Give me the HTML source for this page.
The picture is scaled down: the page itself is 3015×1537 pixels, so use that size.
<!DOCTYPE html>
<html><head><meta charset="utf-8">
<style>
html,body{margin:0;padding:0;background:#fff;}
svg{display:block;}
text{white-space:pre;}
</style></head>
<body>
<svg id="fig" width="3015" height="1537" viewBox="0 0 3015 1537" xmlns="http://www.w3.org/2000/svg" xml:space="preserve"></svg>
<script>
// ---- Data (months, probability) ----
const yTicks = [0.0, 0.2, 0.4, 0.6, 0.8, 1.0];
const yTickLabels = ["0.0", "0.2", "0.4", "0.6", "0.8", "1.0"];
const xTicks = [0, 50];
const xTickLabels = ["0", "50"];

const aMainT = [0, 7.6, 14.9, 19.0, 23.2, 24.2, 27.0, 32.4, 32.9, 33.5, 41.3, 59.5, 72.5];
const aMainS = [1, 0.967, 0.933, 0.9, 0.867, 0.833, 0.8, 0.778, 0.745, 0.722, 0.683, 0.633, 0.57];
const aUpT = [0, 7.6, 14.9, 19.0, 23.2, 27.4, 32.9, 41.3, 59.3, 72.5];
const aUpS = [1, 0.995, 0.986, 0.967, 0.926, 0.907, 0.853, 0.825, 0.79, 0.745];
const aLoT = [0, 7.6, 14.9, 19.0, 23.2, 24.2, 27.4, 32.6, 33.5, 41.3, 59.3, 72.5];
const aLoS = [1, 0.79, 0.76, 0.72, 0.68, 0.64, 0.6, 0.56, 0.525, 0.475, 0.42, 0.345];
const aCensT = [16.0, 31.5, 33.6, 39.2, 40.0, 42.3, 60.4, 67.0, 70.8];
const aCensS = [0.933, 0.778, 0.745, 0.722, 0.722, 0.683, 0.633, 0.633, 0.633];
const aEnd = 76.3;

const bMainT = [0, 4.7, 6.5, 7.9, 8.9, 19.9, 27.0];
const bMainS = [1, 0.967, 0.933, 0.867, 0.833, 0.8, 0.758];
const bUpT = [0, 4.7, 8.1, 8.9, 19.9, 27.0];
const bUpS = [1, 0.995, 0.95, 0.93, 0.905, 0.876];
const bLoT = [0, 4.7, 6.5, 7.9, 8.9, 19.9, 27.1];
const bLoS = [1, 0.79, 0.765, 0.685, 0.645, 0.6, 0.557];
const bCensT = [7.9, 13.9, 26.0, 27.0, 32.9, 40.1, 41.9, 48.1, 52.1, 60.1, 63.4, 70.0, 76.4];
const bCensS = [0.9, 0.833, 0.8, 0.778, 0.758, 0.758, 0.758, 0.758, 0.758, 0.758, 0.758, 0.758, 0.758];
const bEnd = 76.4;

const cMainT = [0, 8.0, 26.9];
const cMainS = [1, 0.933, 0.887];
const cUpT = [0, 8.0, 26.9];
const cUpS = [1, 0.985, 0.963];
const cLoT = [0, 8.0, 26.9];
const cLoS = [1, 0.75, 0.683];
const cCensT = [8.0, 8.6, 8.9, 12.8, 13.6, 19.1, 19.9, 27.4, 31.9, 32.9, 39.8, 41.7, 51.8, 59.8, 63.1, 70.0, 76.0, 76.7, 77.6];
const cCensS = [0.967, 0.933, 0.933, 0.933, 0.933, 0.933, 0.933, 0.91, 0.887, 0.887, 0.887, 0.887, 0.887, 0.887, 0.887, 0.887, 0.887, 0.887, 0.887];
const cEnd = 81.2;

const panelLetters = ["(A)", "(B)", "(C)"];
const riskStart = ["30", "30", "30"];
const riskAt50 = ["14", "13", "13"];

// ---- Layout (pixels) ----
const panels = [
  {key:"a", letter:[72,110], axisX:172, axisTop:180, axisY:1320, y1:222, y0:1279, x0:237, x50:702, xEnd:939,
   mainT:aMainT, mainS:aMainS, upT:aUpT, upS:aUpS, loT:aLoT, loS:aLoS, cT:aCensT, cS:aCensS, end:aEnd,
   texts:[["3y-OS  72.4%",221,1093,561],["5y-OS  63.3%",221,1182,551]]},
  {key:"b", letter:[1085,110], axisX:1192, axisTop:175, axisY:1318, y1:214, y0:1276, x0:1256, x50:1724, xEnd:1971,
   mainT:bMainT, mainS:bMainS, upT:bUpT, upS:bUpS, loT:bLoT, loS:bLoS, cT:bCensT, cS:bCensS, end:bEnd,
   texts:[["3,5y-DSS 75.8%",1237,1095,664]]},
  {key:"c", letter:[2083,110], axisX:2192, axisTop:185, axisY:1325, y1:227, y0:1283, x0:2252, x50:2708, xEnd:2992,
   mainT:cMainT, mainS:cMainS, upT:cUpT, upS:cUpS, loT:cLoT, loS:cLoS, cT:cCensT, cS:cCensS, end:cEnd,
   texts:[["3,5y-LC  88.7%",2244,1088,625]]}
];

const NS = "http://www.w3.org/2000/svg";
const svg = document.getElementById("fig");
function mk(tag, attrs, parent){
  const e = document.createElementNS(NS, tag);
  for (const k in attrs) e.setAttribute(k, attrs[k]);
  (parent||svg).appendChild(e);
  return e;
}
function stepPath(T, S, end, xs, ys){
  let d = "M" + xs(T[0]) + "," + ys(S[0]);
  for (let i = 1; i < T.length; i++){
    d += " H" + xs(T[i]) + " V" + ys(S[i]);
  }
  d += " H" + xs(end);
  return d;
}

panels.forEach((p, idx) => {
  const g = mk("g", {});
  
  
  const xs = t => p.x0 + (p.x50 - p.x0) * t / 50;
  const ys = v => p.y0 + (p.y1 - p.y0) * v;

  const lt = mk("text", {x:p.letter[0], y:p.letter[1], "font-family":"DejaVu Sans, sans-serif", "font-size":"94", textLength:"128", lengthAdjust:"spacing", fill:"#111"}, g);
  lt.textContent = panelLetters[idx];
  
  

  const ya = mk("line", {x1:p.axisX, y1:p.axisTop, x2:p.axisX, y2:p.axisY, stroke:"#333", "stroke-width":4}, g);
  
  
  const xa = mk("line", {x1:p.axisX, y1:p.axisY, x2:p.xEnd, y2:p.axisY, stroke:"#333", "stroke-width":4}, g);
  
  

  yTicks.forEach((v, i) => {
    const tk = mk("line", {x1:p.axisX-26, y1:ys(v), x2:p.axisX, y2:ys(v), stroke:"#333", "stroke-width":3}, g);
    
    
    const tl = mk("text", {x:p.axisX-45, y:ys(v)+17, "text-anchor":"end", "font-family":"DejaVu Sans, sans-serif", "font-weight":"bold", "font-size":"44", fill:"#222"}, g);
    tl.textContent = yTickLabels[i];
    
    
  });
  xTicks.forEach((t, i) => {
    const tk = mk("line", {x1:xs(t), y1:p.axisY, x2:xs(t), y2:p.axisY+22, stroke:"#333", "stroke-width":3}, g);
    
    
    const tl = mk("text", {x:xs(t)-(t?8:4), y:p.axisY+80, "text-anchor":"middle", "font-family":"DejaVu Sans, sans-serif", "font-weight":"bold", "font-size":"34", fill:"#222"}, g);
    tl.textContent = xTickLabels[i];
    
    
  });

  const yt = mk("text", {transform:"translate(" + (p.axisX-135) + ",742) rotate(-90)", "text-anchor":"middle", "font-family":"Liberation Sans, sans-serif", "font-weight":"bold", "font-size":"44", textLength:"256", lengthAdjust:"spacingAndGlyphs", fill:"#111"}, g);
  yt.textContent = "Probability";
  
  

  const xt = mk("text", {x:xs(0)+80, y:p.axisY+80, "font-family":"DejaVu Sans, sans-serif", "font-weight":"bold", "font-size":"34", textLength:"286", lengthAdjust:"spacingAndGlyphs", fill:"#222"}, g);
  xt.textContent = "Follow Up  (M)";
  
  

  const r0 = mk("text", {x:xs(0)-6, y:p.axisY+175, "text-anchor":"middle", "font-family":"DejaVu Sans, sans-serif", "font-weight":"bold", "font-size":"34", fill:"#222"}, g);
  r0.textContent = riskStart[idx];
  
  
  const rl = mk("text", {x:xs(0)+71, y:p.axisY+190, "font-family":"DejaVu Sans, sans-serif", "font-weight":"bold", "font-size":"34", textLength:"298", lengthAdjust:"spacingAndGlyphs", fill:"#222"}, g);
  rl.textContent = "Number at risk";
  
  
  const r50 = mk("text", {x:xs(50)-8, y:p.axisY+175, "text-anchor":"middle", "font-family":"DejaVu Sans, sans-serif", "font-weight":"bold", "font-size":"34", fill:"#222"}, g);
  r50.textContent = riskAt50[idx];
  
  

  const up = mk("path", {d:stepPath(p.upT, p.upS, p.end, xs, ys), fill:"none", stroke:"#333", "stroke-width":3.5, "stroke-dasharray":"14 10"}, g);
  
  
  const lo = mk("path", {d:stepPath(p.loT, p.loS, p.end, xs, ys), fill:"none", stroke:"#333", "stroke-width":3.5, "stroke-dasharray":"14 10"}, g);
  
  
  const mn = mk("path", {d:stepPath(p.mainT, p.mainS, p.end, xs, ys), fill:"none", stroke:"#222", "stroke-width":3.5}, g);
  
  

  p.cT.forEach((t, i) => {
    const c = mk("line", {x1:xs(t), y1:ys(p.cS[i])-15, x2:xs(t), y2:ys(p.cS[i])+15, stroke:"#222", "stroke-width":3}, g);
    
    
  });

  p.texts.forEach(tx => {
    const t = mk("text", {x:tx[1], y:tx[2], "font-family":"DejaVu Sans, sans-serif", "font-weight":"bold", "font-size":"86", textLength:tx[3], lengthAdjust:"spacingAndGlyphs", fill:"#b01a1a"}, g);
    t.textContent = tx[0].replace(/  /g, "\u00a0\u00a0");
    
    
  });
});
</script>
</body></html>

» **What you are asked to do**: Print only the lines from the top of the data above down to the line holding "const bEnd = 76.4;", inclusive.

» **Written solution**:
Give me the HTML source for this page.
The picture is scaled down: the page itself is 3015×1537 pixels, so use that size.
<!DOCTYPE html>
<html><head><meta charset="utf-8">
<style>
html,body{margin:0;padding:0;background:#fff;}
svg{display:block;}
text{white-space:pre;}
</style></head>
<body>
<svg id="fig" width="3015" height="1537" viewBox="0 0 3015 1537" xmlns="http://www.w3.org/2000/svg" xml:space="preserve"></svg>
<script>
// ---- Data (months, probability) ----
const yTicks = [0.0, 0.2, 0.4, 0.6, 0.8, 1.0];
const yTickLabels = ["0.0", "0.2", "0.4", "0.6", "0.8", "1.0"];
const xTicks = [0, 50];
const xTickLabels = ["0", "50"];

const aMainT = [0, 7.6, 14.9, 19.0, 23.2, 24.2, 27.0, 32.4, 32.9, 33.5, 41.3, 59.5, 72.5];
const aMainS = [1, 0.967, 0.933, 0.9, 0.867, 0.833, 0.8, 0.778, 0.745, 0.722, 0.683, 0.633, 0.57];
const aUpT = [0, 7.6, 14.9, 19.0, 23.2, 27.4, 32.9, 41.3, 59.3, 72.5];
const aUpS = [1, 0.995, 0.986, 0.967, 0.926, 0.907, 0.853, 0.825, 0.79, 0.745];
const aLoT = [0, 7.6, 14.9, 19.0, 23.2, 24.2, 27.4, 32.6, 33.5, 41.3, 59.3, 72.5];
const aLoS = [1, 0.79, 0.76, 0.72, 0.68, 0.64, 0.6, 0.56, 0.525, 0.475, 0.42, 0.345];
const aCensT = [16.0, 31.5, 33.6, 39.2, 40.0, 42.3, 60.4, 67.0, 70.8];
const aCensS = [0.933, 0.778, 0.745, 0.722, 0.722, 0.683, 0.633, 0.633, 0.633];
const aEnd = 76.3;

const bMainT = [0, 4.7, 6.5, 7.9, 8.9, 19.9, 27.0];
const bMainS = [1, 0.967, 0.933, 0.867, 0.833, 0.8, 0.758];
const bUpT = [0, 4.7, 8.1, 8.9, 19.9, 27.0];
const bUpS = [1, 0.995, 0.95, 0.93, 0.905, 0.876];
const bLoT = [0, 4.7, 6.5, 7.9, 8.9, 19.9, 27.1];
const bLoS = [1, 0.79, 0.765, 0.685, 0.645, 0.6, 0.557];
const bCensT = [7.9, 13.9, 26.0, 27.0, 32.9, 40.1, 41.9, 48.1, 52.1, 60.1, 63.4, 70.0, 76.4];
const bCensS = [0.9, 0.833, 0.8, 0.778, 0.758, 0.758, 0.758, 0.758, 0.758, 0.758, 0.758, 0.758, 0.758];
const bEnd = 76.4;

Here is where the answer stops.